- **Problem to work on**: Extract only the first line of the listing and every line after it up to and including the one with "band_label_x = [3.2, 19.5, 135, 930]". Omit the pictures.

[Entries with chart source code]

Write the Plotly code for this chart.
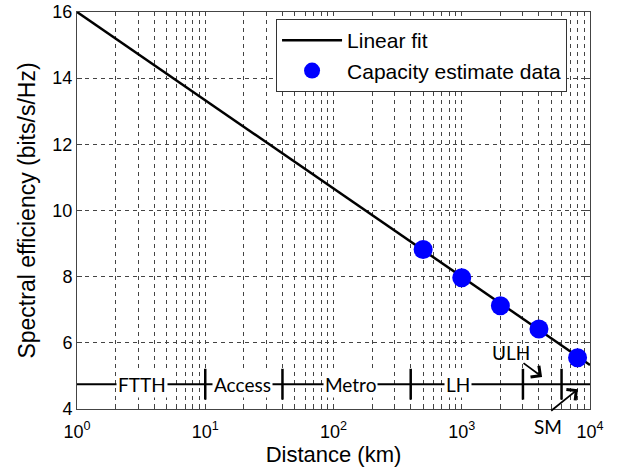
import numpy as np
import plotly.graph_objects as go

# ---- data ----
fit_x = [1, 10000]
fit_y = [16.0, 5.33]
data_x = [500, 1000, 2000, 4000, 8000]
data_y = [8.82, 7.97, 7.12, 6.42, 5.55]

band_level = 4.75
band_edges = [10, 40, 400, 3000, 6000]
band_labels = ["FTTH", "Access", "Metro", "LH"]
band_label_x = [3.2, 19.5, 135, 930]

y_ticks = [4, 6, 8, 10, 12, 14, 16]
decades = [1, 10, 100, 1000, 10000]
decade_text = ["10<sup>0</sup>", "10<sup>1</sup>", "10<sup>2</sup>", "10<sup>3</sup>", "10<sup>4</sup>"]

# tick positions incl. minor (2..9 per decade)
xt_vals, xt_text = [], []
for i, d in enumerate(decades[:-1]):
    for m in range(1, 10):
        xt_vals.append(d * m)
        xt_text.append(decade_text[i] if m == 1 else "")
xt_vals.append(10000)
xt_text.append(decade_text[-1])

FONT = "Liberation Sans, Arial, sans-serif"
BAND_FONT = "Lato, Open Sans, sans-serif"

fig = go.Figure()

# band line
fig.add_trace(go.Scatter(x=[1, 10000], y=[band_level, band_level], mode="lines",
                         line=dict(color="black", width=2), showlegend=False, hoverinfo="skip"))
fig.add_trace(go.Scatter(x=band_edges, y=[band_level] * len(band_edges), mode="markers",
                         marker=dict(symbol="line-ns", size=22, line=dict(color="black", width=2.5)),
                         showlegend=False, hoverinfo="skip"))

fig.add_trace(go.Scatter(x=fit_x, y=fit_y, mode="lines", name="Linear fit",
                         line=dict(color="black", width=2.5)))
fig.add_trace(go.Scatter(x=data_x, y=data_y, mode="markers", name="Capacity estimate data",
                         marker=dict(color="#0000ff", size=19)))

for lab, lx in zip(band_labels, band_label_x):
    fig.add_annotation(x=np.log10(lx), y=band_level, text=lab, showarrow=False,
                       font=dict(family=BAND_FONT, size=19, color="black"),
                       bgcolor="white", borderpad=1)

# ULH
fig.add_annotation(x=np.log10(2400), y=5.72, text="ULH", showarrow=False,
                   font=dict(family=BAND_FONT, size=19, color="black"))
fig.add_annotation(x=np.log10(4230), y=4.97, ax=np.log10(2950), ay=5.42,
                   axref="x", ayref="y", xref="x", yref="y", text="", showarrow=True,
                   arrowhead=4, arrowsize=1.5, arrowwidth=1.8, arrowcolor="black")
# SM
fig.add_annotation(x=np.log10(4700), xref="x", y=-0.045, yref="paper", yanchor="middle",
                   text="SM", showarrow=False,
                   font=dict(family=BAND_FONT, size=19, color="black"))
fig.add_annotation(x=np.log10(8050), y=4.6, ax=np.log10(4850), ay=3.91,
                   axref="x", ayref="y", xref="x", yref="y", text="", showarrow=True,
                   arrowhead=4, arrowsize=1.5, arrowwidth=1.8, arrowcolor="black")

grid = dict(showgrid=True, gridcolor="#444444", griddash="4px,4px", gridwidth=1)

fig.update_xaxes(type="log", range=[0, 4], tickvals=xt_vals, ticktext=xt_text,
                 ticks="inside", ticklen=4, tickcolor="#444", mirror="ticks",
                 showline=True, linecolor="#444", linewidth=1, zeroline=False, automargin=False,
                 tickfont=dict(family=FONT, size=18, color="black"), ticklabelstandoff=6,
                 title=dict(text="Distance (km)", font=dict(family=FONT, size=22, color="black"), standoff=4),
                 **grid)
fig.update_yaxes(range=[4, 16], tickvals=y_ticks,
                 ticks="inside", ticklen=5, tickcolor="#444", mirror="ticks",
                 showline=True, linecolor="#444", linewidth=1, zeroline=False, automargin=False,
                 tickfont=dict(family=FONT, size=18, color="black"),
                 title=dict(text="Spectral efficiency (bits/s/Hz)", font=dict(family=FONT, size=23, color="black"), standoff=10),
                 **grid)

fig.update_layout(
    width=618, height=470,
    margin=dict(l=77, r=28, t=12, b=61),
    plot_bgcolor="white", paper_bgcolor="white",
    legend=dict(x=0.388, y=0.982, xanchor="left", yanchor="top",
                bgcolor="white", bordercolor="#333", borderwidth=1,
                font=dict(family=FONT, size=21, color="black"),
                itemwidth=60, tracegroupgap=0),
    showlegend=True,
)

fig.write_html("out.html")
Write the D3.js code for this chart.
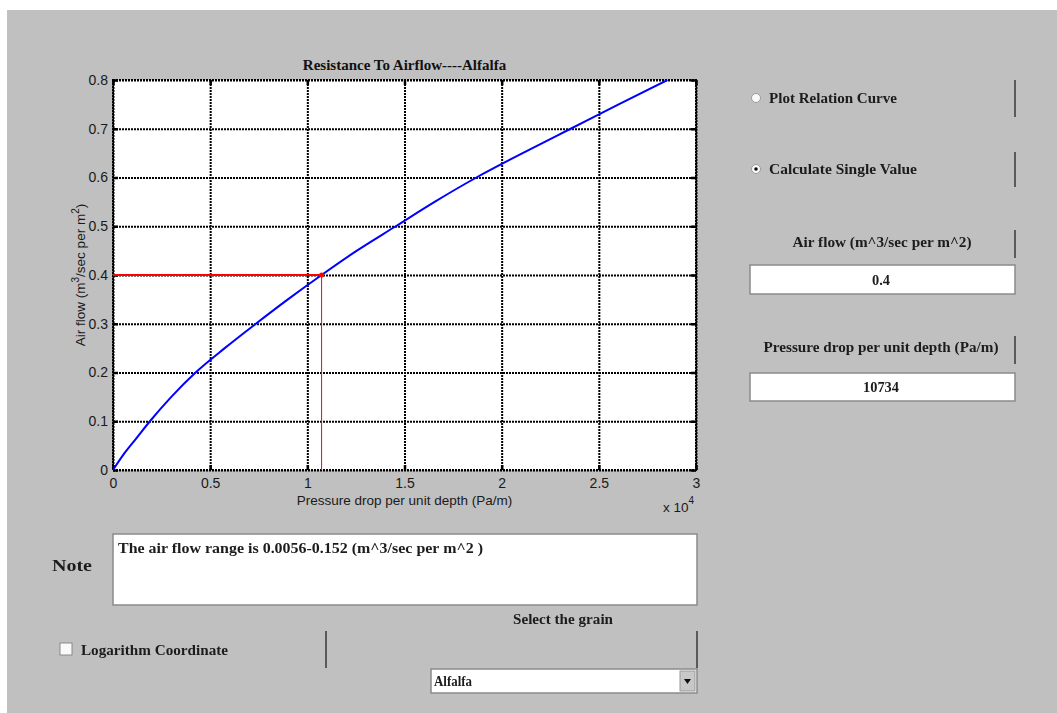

- **Answer to this exercise**:
Write the Plotly code for this chart.
import numpy as np
import plotly.graph_objects as go

# ---- data ----
fit_x = [1, 10000]
fit_y = [16.0, 5.33]
data_x = [500, 1000, 2000, 4000, 8000]
data_y = [8.82, 7.97, 7.12, 6.42, 5.55]

band_level = 4.75
band_edges = [10, 40, 400, 3000, 6000]
band_labels = ["FTTH", "Access", "Metro", "LH"]
band_label_x = [3.2, 19.5, 135, 930]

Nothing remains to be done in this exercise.